A budget can look balanced while still carrying hidden pressure. Roads, roofs, HVAC systems, water lines, school buses, and software systems all wear out. If a government postpones maintenance for several years, future budgets may need larger catch-up spending. In other words, low spending today is not always a sign of efficiency; sometimes it is a sign of delay.

7. Debt obligations

Debt service deserves separate attention because it can limit future flexibility. Borrowing can be reasonable for long-lived assets such as buildings or major infrastructure. But once debt payments are locked in, elected officials have less room to respond to recessions, emergencies, or changing public priorities.

8. Service-level assumptions

Budgets are easier to judge when they specify service outputs, not just totals. Look for measures such as miles resurfaced, class size targets, library hours, case loads, fleet replacement schedules, or inspection backlogs. Without service assumptions, it is harder to tell whether a budget is improving outcomes or merely absorbing costs.

Worked examples

Because local budget formats vary, it helps to use simplified examples. These are not real jurisdictions or current figures. They are illustrations of how to think.

Example 1: A city budget that grows on paper

Imagine a city announces that its total budget increased. Residents may assume services are expanding. But when you break it down, the picture is more mixed.

  • The general fund is mostly flat after accounting for wage and insurance increases.
  • A capital fund rises sharply because of a one-time vehicle replacement cycle.
  • A grant fund temporarily boosts a neighborhood project.

In plain English, the city is not necessarily growing day-to-day services. It may simply be handling replacement costs and time-limited projects. The practical questions become:

  • Are staffing levels changing?
  • Are residents seeing more service hours or faster maintenance?
  • Does the increase continue next year, or is it mostly one-time?

Example 2: A county budget under pressure

Now imagine a county budget where public attention is focused on a small new initiative. Meanwhile, the real pressure comes from areas that are less visible in headlines:

  • Health benefit costs rise.
  • Jail or court-related costs rise.
  • Fuel and fleet maintenance costs rise.
  • State transfers remain uncertain.

Even if officials avoid a large tax increase, they may still have to reduce flexibility elsewhere. That might mean longer replacement schedules, hiring delays, or postponed building repairs. The county budget guide takeaway is that not every budget story is about a single new program. Often it is about fixed costs consuming a larger share of the whole.
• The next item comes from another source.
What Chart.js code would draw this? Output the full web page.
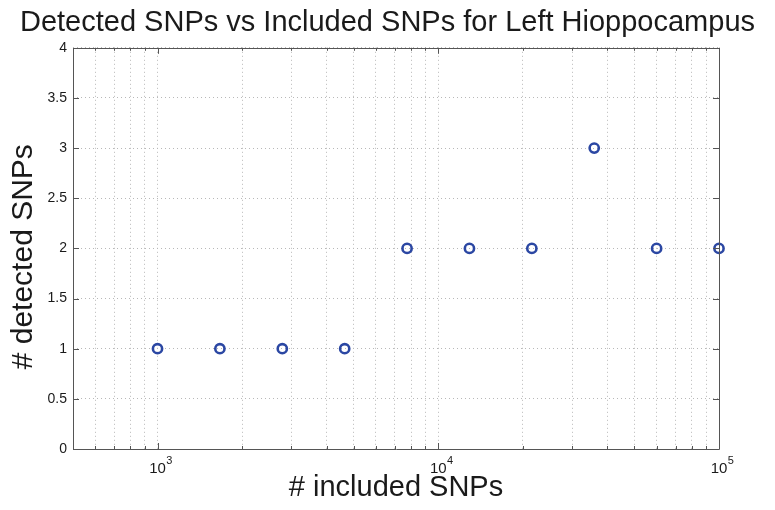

Example 3: A school district with stable spending but visible change

A school district may report that total spending is steady, yet families notice program changes. How can both be true?

  • Enrollment shifts may require staff reallocation between schools.
  • Special education, transportation, or building operations may absorb more funding.
  • Federal or state aid may expire.
  • Salary and benefit costs may rise faster than discretionary classroom spending.

In that case, a school district budget explained in plain language should not stop at the total number. Families usually want to know:

  • Will class sizes change?
  • Will bus routes or start times change?
  • Will extracurricular access change?
  • Will building maintenance be deferred?

Those are the outcomes that connect school spending to lived experience.

A simple worksheet you can reuse

For any local budget, create a quick worksheet with these columns:

  1. Fund or department
  2. Current-year budget
  3. Prior-year budget
  4. Dollar change
  5. Percent change
  6. Restricted or flexible?
  7. One-time or ongoing?
  8. Likely public effect

This approach turns a long document into a short decision map. It also makes it easier to spot where public debate may be missing the bigger story.

When to recalculate

Local budgets are not “set and forget” documents. If you want a realistic picture of community spending, revisit your estimates when the inputs change. A practical habit is to check the numbers at predictable moments rather than only during controversy.

Recalculate when:

  • A new proposed or adopted budget is released. Compare it with the previous adopted budget and, if available, year-end actuals.
  • Tax rates, assessed values, or major fee schedules change. Revenue assumptions may shift even before services do.
  • Inflation, fuel, insurance, or wage benchmarks move materially. These changes can reshape service capacity without dramatic headlines.
  • Large grants begin or expire. Temporary aid can expand programs or hide structural gaps.
  • A bond measure passes or a major capital plan is revised. Total spending may rise while operating services remain unchanged.
  • Enrollment or population changes meaningfully. This matters especially for school districts and fast-growing or shrinking communities.
  • Midyear amendments are approved. The adopted budget is only the starting plan; amendments often reveal changing priorities.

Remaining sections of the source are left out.